Database hosts in the active DC should page when they go down
Closed, DuplicatePublic

Description

Follow-up from https://wikitech.wikimedia.org/wiki/Incident_documentation/2021-10-25_s3_db_recentchanges_replica

db1112 went down, but did not trigger an alert that paged until it was manually rebooted. In follow-up discussion, @Marostegui said that database hosts in the active DC should page when they go down.

Event Timeline

We generally do not page on "Host down/up" events in Icinga. But we do page on mysql replica lag. What paged us was when the host came back up and was booting and Icinga was trying to check the replica lag but got a connection refused in that moment. But the paging had nothing to do with the actual "HOST down" alert in Icinga.

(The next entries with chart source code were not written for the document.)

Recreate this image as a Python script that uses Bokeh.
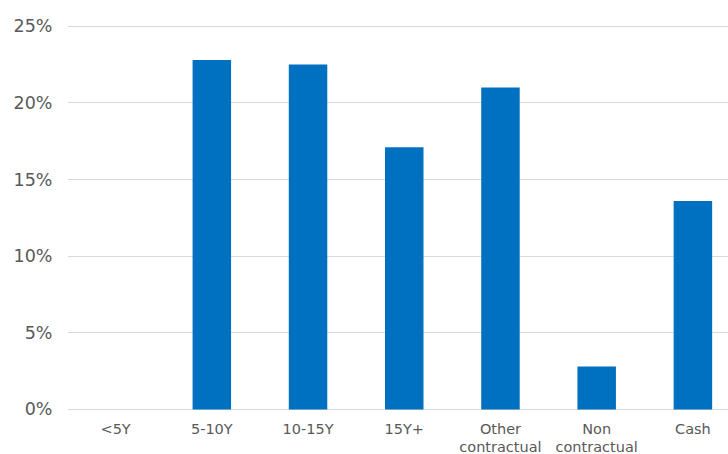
from bokeh.plotting import figure
from bokeh.models import Range1d, FixedTicker, PrintfTickFormatter, ColumnDataSource
from bokeh.core.properties import value
from bokeh.embed import file_html
from bokeh.resources import INLINE

categories = ["<5Y", "5-10Y", "10-15Y", "15Y+", "Other\ncontractual", "Non\ncontractual", "Cash"]
values = [0.0, 22.8, 22.5, 17.1, 21.0, 2.8, 13.6]
y_ticks = [0, 5, 10, 15, 20, 25]

xs = list(range(len(categories)))
src = ColumnDataSource(dict(x=xs, top=values, zero=[0] * len(xs), label=categories))

p = figure(width=728, height=454, output_backend="svg", toolbar_location=None,
           x_range=Range1d(-0.5, 6.37), y_range=Range1d(-2.94, 25.05),
           min_border_left=67, min_border_right=0, min_border_top=25, min_border_bottom=0)

p.vbar(x="x", top="top", bottom=0, width=0.4, source=src, fill_color="#0070C0", line_color=None)

p.text(x="x", y="zero", text="label", source=src, y_offset=12,
       text_align="center", text_baseline="top",
       text_font=value("DejaVu Sans"), text_font_size=value("14.5px"),
       text_color="#595959", text_line_height=1.1)

p.outline_line_color = None
p.background_fill_color = "white"
p.border_fill_color = "white"

p.xgrid.grid_line_color = None
p.ygrid.grid_line_color = "#d9d9d9"
p.ygrid.grid_line_width = 1
p.ygrid.ticker = FixedTicker(ticks=y_ticks)

p.yaxis.ticker = FixedTicker(ticks=y_ticks)
p.yaxis.formatter = PrintfTickFormatter(format="%d%%")
p.yaxis.axis_line_color = None
p.yaxis.major_tick_line_color = None
p.yaxis.minor_tick_line_color = None
p.yaxis.major_label_standoff = 9
p.yaxis.major_label_text_font = "DejaVu Sans"
p.yaxis.major_label_text_font_size = "17.5px"
p.yaxis.major_label_text_color = "#595959"

p.xaxis.visible = False

open("out.html", "w").write(file_html(p, INLINE))
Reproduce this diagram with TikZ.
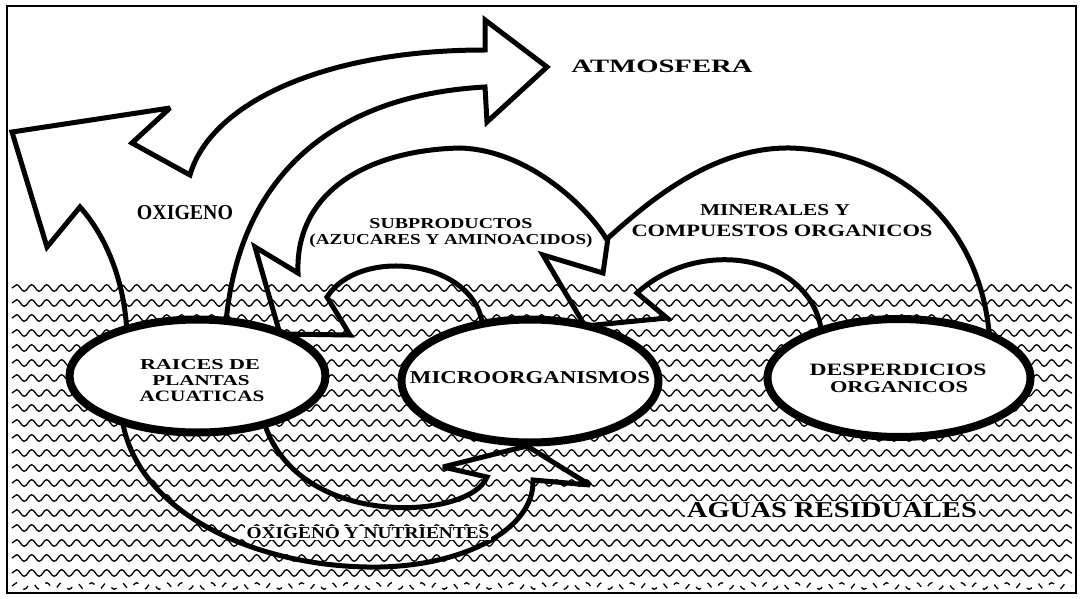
\documentclass[tikz,border=0pt]{standalone}
\usepackage{fontspec}
\usepackage{graphicx}
\setmainfont{Liberation Serif}
\usetikzlibrary{shapes.geometric,decorations.pathmorphing}
\newcommand{\fitt}[3]{\resizebox{#1pt}{#2pt}{#3}}
\begin{document}
\begin{tikzpicture}[x=1pt,y=-1pt,
  every node/.style={inner sep=0pt, outer sep=0pt},
  blk/.style={draw=black, line width=5pt, line join=miter, miter limit=3},
  ell/.style={ellipse, draw=black, line width=8pt, fill=white, inner sep=0pt},
  wave/.style={draw=black, line width=1.3pt, decorate, decoration={snake, segment length=15pt, amplitude=3.3pt}},
  lab/.style={font=\rmfamily\bfseries, text=black},
  labw/.style={lab, fill=white, inner sep=1.5pt}
]
\useasboundingbox (0,0) rectangle (1082,599);
\fill[white] (0,0) rectangle (1082,599);
\draw[line width=2pt] (7,6) rectangle (1076,593);
% water
\foreach \k in {0,...,19} \draw[wave] (12,{288+15*\k}) -- (1072,{288+15*\k});
\draw[wave, dash pattern=on 6pt off 9pt] (12,586) -- (1072,586);
% arrow: roots -> oxygen / atmosphere
\draw[blk] (127,335) .. controls (125,280) and (105,235) .. (80,207) -- (47,247) -- (12,132) -- (170,108) -- (132,143) -- (190,175)
  .. controls (210,105) and (320,50) .. (485,50) -- (485,20) -- (547,67) -- (487,122) -- (485,87)
  .. controls (340,95) and (235,170) .. (225,335);
% arrow: microorganisms -> roots (subproductos)
\draw[blk] (607,240) .. controls (590,210) and (530,150) .. (460,148) .. controls (370,150) and (295,190) .. (298,273)
  -- (255,247) -- (280,334) -- (350,335) -- (327,297) .. controls (360,245) and (480,260) .. (483,330);
% arrow: desperdicios -> microorganisms (minerales)
\draw[blk] (990,342) .. controls (980,200) and (870,150) .. (790,148) .. controls (710,147) and (645,205) .. (608,238)
  -- (603,273) -- (543,255) -- (585,326) -- (667,318) -- (637,293) .. controls (700,235) and (815,255) .. (822,336);
% arrow: roots -> microorganisms (oxigeno y nutrientes)
\draw[blk] (122,418) .. controls (135,510) and (250,565) .. (367,567) .. controls (460,569) and (535,530) .. (533,480)
  -- (590,485) -- (527,446) -- (443,467) -- (487,477) .. controls (470,520) and (300,530) .. (265,425);
% ellipses
\node[ell, minimum width=256pt, minimum height=113pt] (raices) at (197.5,376) {};
\node[ell, minimum width=257pt, minimum height=123pt] (micro) at (530,381) {};
\node[ell, minimum width=263pt, minimum height=118pt] (desp) at (899,378) {};
% labels
\node[lab] (atm) at (662,66) {\fitt{181}{12.5}{ATMOSFERA}};
\node[lab] (oxi) at (185,212.5) {\fitt{96}{14}{OXIGENO}};
\node[lab] (sub1) at (451,224) {\fitt{163}{10}{SUBPRODUCTOS}};
\node[lab] (sub2) at (451,241) {\fitt{283}{10.5}{(AZUCARES Y AMINOACIDOS)}};
\node[lab] (min1) at (775,210) {\fitt{150}{11}{MINERALES Y}};
\node[lab] (min2) at (782,231) {\fitt{301}{11.5}{COMPUESTOS ORGANICOS}};
\node[lab] (r1) at (200,364.5) {\fitt{120}{10}{RAICES DE}};
\node[lab] (r2) at (201,380.5) {\fitt{97}{10}{PLANTAS}};
\node[lab] (r3) at (202,396.5) {\fitt{125}{10.5}{ACUATICAS}};
\node[lab] (m1) at (530,378) {\fitt{240}{12}{MICROORGANISMOS}};
\node[lab] (d1) at (898,370) {\fitt{177}{11.5}{DESPERDICIOS}};
\node[lab] (d2) at (899,387) {\fitt{138}{11}{ORGANICOS}};
\node[labw] (oxn) at (368,533) {\fitt{243}{11}{OXIGENO Y NUTRIENTES}};
\node[labw] (agu) at (832,510) {\fitt{290}{15}{AGUAS RESIDUALES}};
\end{tikzpicture}
\end{document}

If we want to start paging on the "host down" (ping) check that we add in the base module to all hosts then we need to add some logic that lets us set "critical => true" based on some Hiera key.

But it seemed to me we also don't want ALL database hosts to do that but only masters in the active data center, or am I wrong? So that would have to be sorted out by puppet role or hiera host name level.

We've discussed this in the past already and we actually have T233684: Make primary DB masters page on HOST DOWN alert for that. That particular task only talks about masters indeed, which I would see as a good thing already. I don't know how difficult that is, but from what we've seen it is not easy to page on HOST DOWN for either masters and/or all databases. Any help would be much appreciated.
As Daniel says, a hiera key would be ideal to decide if we'd like to page on an specific host that is not a master as well (ie: sanitarium master).

I am going to merge this task with the one pasted above.